Ecography seminar with Sebastian Lundsteen Nielsen: "As if the catastrophe was not already here:.."
Seminar
Date: Wednesday 22 October 2025
Time: 13.00 – 14.30
Location: B604
Ecography seminar with Sebastian Lundsteen Nielsen: "As if the catastrophe was not already here: Visual and sonic dispatches from a chemically polluted landscape in Denmark"
Abstract:
As if the catastrophe was not already here: Visual and sonic dispatches from a chemically polluted landscape in Denmark
This presentation reflects on the experimental outputs based on my PhD titled "Submergence: Environmental Justice and the Specter of Chemical Pollution." The thesis explored what it means to live in the ongoing aftermath of a chemical catastrophe on the Danish west coast. Since the 1950s, the pesticide-producing company Cheminova, owned by Aarhus University until 2014, has been responsible for numerous pollution scandals, including three underground sites filled with highly toxic chemical waste that, combined, make up the largest, most extensive, and contaminated sites in Denmark.

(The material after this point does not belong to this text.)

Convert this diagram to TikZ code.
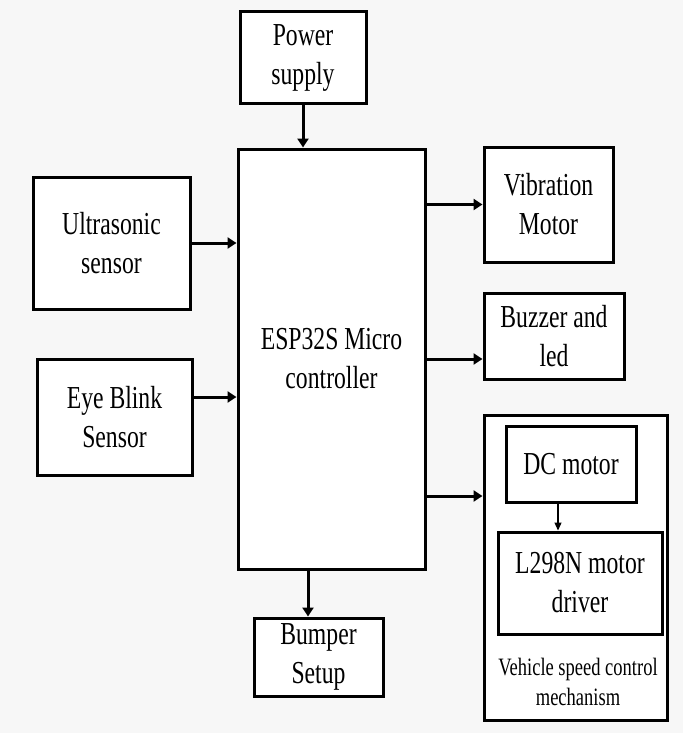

The company and the sites still exist today, leaving the local community and more-than-human inhabitants with chemical exposure, only waiting to re-surface in different ways.

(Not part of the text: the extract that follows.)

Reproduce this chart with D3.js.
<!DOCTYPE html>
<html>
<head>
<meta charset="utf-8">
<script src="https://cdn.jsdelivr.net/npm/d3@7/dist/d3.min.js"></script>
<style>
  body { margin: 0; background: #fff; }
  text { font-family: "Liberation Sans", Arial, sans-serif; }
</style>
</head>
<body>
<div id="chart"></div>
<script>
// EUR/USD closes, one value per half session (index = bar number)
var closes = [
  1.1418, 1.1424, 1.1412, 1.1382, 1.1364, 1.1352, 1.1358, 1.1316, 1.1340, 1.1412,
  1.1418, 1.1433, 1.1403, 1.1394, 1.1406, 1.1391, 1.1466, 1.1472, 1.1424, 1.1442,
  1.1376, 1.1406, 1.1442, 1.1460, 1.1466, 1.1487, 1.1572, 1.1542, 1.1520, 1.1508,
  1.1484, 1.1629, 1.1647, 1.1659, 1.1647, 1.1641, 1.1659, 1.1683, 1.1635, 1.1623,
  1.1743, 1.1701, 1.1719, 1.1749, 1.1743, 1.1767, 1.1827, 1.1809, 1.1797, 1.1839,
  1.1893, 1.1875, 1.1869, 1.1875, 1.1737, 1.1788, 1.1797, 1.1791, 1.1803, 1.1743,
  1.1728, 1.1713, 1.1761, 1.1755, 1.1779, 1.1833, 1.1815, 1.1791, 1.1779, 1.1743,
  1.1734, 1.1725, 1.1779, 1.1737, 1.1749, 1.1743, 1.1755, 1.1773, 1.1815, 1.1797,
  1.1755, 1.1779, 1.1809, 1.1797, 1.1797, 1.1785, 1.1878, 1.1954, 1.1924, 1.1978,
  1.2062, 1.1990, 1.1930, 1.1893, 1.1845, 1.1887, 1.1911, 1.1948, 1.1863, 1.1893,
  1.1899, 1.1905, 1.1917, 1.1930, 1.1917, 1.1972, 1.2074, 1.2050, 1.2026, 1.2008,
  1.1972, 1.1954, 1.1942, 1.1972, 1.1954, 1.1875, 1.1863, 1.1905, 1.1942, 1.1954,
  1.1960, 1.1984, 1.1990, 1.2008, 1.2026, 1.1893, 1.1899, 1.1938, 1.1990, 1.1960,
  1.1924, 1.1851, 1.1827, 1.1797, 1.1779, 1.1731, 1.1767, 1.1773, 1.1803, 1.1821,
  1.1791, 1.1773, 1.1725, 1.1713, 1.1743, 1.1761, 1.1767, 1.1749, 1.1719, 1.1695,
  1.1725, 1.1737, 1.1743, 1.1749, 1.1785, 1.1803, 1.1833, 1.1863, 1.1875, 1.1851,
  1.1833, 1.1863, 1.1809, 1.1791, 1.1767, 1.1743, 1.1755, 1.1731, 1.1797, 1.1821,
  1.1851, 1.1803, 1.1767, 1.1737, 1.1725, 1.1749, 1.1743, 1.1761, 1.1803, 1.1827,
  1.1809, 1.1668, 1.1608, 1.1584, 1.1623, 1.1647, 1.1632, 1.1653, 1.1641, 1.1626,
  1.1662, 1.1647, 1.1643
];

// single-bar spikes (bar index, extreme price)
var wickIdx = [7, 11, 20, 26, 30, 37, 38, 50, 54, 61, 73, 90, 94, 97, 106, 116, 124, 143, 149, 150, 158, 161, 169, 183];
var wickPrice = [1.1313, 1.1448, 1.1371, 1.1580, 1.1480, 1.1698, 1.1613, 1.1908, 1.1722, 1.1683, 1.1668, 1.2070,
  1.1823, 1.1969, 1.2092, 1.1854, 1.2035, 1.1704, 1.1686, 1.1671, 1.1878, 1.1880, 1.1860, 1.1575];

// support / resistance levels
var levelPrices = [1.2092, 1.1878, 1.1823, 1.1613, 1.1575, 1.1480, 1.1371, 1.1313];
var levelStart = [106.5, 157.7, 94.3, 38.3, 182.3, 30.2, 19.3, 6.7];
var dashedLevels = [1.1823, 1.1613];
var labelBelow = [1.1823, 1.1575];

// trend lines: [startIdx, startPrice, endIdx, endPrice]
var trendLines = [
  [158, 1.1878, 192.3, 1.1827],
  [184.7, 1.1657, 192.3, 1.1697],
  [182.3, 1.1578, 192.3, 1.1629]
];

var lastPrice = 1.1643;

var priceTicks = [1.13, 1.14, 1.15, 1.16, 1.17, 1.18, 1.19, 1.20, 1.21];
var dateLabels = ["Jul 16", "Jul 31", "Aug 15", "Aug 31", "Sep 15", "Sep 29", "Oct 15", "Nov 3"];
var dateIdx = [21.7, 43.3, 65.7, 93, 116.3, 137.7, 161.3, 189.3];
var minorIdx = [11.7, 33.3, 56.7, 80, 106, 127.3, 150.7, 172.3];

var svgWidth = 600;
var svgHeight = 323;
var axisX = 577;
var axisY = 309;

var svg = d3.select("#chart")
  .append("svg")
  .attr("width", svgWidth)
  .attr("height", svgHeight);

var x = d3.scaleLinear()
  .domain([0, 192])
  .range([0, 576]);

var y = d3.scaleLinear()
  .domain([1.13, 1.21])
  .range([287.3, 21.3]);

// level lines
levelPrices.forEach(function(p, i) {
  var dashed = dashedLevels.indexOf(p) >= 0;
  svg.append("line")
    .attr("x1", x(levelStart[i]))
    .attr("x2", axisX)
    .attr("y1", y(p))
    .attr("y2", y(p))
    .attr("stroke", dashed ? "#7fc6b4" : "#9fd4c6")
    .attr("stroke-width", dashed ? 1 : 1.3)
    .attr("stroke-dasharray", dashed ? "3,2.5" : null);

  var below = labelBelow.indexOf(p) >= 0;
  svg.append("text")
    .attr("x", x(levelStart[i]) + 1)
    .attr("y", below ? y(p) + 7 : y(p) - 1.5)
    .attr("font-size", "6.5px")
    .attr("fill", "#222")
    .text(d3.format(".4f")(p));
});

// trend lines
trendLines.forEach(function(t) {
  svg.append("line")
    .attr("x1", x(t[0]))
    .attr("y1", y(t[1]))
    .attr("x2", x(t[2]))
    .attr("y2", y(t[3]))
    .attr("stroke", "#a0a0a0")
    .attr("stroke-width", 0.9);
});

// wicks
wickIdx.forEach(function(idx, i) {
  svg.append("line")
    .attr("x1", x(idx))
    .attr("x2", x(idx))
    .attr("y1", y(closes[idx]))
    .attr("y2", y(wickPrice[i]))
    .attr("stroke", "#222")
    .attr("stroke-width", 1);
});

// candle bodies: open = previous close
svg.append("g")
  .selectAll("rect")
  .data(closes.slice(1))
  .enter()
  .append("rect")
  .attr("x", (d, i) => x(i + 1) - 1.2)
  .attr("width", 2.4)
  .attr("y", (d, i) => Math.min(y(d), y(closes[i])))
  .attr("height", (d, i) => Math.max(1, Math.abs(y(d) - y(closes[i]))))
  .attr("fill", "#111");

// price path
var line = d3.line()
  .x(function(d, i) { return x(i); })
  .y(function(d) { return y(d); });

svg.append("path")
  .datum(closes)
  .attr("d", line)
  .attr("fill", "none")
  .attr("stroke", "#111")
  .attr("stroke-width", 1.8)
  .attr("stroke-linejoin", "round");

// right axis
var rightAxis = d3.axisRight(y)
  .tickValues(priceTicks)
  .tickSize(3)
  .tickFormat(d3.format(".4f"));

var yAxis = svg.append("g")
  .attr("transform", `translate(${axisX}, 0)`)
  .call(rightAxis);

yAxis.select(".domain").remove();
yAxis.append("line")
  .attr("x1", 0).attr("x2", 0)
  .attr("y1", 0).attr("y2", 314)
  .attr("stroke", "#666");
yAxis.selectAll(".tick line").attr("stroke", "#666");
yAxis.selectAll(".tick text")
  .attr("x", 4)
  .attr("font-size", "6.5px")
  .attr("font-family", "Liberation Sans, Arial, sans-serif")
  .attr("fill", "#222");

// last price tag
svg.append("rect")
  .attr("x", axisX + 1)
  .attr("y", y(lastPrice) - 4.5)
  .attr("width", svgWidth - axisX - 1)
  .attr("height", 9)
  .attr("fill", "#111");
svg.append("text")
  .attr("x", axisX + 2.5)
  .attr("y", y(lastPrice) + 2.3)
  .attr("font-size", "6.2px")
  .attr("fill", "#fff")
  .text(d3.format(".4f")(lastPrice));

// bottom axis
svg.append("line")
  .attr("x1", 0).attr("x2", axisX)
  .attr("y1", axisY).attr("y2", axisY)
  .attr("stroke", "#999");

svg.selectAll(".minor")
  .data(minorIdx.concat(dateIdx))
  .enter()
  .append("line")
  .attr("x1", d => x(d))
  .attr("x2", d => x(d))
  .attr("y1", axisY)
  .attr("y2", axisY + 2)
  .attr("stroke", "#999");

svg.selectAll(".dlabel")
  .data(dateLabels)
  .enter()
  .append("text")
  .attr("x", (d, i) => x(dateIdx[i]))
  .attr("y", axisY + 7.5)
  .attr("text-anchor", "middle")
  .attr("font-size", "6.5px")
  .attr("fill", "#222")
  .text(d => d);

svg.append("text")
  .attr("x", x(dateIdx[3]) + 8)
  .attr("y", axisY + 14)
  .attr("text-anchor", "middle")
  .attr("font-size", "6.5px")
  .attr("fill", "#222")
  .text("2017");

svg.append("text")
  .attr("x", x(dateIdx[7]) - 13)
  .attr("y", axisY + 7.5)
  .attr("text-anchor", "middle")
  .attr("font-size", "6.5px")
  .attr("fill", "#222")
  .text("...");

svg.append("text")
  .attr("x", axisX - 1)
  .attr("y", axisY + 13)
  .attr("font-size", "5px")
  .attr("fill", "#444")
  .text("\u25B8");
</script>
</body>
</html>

While the thesis was shaped in a more academic format, continuous work has made space for collaborations with sound (Korana Jelaca) and visual (Asbjørn Skou) artists. The presentation draws from sound/text publications and examples from the current "Høfde 42" - project that transform the thesis into a ~300-page graphic novel. By using these examples, the presentation reflects on the role of multimodal strategies, collaboration, ecographies, and the attempts to re-sensitize our experiences of living on a permanently polluted planet.
Bio:
Sebastian Lundsteen Nielsen earned his PhD in Environmental Humanities from University of Stavanger. He is currently a postdoctoral researcher at the Centre for Sustainable Futures at the University of Copenhagen. One of several red threads in his research is to understand why "we" bury things and think they are gone or remain hidden. This has led him to study chemical depots, carbon capture and storage, as well as mining closures in the Nordic Region and Kalaallit Nunaat.